* **Written exercise**
Take the data that follows and retype it word for word.

* **Source code of charts**

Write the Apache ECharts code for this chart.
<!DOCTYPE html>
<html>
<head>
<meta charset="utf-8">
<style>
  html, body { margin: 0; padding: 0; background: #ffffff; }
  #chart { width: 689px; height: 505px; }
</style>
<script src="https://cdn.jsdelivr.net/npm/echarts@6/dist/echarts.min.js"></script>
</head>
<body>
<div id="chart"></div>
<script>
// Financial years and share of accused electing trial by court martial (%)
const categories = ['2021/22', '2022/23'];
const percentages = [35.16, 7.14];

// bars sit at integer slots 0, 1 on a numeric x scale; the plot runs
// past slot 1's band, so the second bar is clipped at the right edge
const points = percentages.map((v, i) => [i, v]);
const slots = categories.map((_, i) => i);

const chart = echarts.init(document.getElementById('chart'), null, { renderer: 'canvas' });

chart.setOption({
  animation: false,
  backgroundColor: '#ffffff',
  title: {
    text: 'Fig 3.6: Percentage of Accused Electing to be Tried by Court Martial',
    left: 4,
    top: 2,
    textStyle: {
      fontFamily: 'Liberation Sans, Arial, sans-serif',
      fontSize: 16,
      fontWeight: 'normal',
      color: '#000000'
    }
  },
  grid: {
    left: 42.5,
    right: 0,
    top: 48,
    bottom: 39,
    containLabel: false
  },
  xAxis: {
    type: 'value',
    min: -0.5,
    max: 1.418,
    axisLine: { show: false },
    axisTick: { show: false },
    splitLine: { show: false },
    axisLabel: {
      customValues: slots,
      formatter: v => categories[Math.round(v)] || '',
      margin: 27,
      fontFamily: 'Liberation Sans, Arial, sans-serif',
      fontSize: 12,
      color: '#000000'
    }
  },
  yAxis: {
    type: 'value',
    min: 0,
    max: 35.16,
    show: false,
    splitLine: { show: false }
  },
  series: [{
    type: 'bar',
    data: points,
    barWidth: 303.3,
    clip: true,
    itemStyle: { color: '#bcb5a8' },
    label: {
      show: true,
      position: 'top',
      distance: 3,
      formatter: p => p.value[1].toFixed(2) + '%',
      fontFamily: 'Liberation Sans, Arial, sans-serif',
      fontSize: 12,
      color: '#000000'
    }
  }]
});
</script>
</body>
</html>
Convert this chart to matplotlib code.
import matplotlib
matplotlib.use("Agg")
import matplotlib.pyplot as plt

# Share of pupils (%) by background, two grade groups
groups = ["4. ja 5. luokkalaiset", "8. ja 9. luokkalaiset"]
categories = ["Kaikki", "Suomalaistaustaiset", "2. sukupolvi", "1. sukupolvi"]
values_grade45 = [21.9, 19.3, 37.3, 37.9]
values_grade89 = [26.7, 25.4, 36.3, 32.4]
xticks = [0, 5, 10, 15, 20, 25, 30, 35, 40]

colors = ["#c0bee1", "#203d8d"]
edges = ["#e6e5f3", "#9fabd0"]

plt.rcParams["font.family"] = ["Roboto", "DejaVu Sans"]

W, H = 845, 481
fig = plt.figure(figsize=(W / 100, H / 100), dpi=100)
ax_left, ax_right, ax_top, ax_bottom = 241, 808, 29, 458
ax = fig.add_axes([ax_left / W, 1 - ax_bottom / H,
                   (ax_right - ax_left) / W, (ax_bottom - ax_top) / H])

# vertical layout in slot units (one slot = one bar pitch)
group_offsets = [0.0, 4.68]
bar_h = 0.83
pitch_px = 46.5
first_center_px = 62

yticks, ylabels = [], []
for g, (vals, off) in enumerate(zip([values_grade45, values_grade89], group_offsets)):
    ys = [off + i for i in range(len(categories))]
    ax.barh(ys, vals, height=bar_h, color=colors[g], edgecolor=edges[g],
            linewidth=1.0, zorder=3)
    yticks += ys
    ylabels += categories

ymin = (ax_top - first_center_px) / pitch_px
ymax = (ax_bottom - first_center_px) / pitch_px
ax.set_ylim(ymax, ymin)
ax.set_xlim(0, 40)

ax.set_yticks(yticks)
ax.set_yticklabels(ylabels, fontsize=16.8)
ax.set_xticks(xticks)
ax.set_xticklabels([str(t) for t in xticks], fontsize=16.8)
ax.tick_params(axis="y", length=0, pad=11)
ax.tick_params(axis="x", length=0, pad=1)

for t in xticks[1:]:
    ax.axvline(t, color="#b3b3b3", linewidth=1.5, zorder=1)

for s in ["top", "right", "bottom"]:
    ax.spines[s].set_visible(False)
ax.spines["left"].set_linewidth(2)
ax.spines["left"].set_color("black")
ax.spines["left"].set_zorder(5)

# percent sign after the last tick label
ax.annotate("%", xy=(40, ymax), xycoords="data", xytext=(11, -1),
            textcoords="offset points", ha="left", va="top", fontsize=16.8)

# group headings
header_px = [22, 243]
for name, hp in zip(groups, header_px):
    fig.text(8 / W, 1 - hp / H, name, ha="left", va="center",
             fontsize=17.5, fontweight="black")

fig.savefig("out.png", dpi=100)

* **Written solution**
Write the Apache ECharts code for this chart.
<!DOCTYPE html>
<html>
<head>
<meta charset="utf-8">
<style>
  html, body { margin: 0; padding: 0; background: #ffffff; }
  #chart { width: 689px; height: 505px; }
</style>
<script src="https://cdn.jsdelivr.net/npm/echarts@6/dist/echarts.min.js"></script>
</head>
<body>
<div id="chart"></div>
<script>
// Financial years and share of accused electing trial by court martial (%)
const categories = ['2021/22', '2022/23'];
const percentages = [35.16, 7.14];

// bars sit at integer slots 0, 1 on a numeric x scale; the plot runs
// past slot 1's band, so the second bar is clipped at the right edge
const points = percentages.map((v, i) => [i, v]);
const slots = categories.map((_, i) => i);

const chart = echarts.init(document.getElementById('chart'), null, { renderer: 'canvas' });

chart.setOption({
  animation: false,
  backgroundColor: '#ffffff',
  title: {
    text: 'Fig 3.6: Percentage of Accused Electing to be Tried by Court Martial',
    left: 4,
    top: 2,
    textStyle: {
      fontFamily: 'Liberation Sans, Arial, sans-serif',
      fontSize: 16,
      fontWeight: 'normal',
      color: '#000000'
    }
  },
  grid: {
    left: 42.5,
    right: 0,
    top: 48,
    bottom: 39,
    containLabel: false
  },
  xAxis: {
    type: 'value',
    min: -0.5,
    max: 1.418,
    axisLine: { show: false },
    axisTick: { show: false },
    splitLine: { show: false },
    axisLabel: {
      customValues: slots,
      formatter: v => categories[Math.round(v)] || '',
      margin: 27,
      fontFamily: 'Liberation Sans, Arial, sans-serif',
      fontSize: 12,
      color: '#000000'
    }
  },
  yAxis: {
    type: 'value',
    min: 0,
    max: 35.16,
    show: false,
    splitLine: { show: false }
  },
  series: [{
    type: 'bar',
    data: points,
    barWidth: 303.3,
    clip: true,
    itemStyle: { color: '#bcb5a8' },
    label: {
      show: true,
      position: 'top',
      distance: 3,
      formatter: p => p.value[1].toFixed(2) + '%',
      fontFamily: 'Liberation Sans, Arial, sans-serif',
      fontSize: 12,
      color: '#000000'
    }
  }]
});
</script>
</body>
</html>
Convert this chart to matplotlib code.
import matplotlib
matplotlib.use("Agg")
import matplotlib.pyplot as plt

# Share of pupils (%) by background, two grade groups
groups = ["4. ja 5. luokkalaiset", "8. ja 9. luokkalaiset"]
categories = ["Kaikki", "Suomalaistaustaiset", "2. sukupolvi", "1. sukupolvi"]
values_grade45 = [21.9, 19.3, 37.3, 37.9]
values_grade89 = [26.7, 25.4, 36.3, 32.4]
xticks = [0, 5, 10, 15, 20, 25, 30, 35, 40]

colors = ["#c0bee1", "#203d8d"]
edges = ["#e6e5f3", "#9fabd0"]

plt.rcParams["font.family"] = ["Roboto", "DejaVu Sans"]

W, H = 845, 481
fig = plt.figure(figsize=(W / 100, H / 100), dpi=100)
ax_left, ax_right, ax_top, ax_bottom = 241, 808, 29, 458
ax = fig.add_axes([ax_left / W, 1 - ax_bottom / H,
                   (ax_right - ax_left) / W, (ax_bottom - ax_top) / H])

# vertical layout in slot units (one slot = one bar pitch)
group_offsets = [0.0, 4.68]
bar_h = 0.83
pitch_px = 46.5
first_center_px = 62

yticks, ylabels = [], []
for g, (vals, off) in enumerate(zip([values_grade45, values_grade89], group_offsets)):
    ys = [off + i for i in range(len(categories))]
    ax.barh(ys, vals, height=bar_h, color=colors[g], edgecolor=edges[g],
            linewidth=1.0, zorder=3)
    yticks += ys
    ylabels += categories

ymin = (ax_top - first_center_px) / pitch_px
ymax = (ax_bottom - first_center_px) / pitch_px
ax.set_ylim(ymax, ymin)
ax.set_xlim(0, 40)

ax.set_yticks(yticks)
ax.set_yticklabels(ylabels, fontsize=16.8)
ax.set_xticks(xticks)
ax.set_xticklabels([str(t) for t in xticks], fontsize=16.8)
ax.tick_params(axis="y", length=0, pad=11)
ax.tick_params(axis="x", length=0, pad=1)

for t in xticks[1:]:
    ax.axvline(t, color="#b3b3b3", linewidth=1.5, zorder=1)

for s in ["top", "right", "bottom"]:
    ax.spines[s].set_visible(False)
ax.spines["left"].set_linewidth(2)
ax.spines["left"].set_color("black")
ax.spines["left"].set_zorder(5)

# percent sign after the last tick label
ax.annotate("%", xy=(40, ymax), xycoords="data", xytext=(11, -1),
            textcoords="offset points", ha="left", va="top", fontsize=16.8)

# group headings
header_px = [22, 243]
for name, hp in zip(groups, header_px):
    fig.text(8 / W, 1 - hp / H, name, ha="left", va="center",
             fontsize=17.5, fontweight="black")

fig.savefig("out.png", dpi=100)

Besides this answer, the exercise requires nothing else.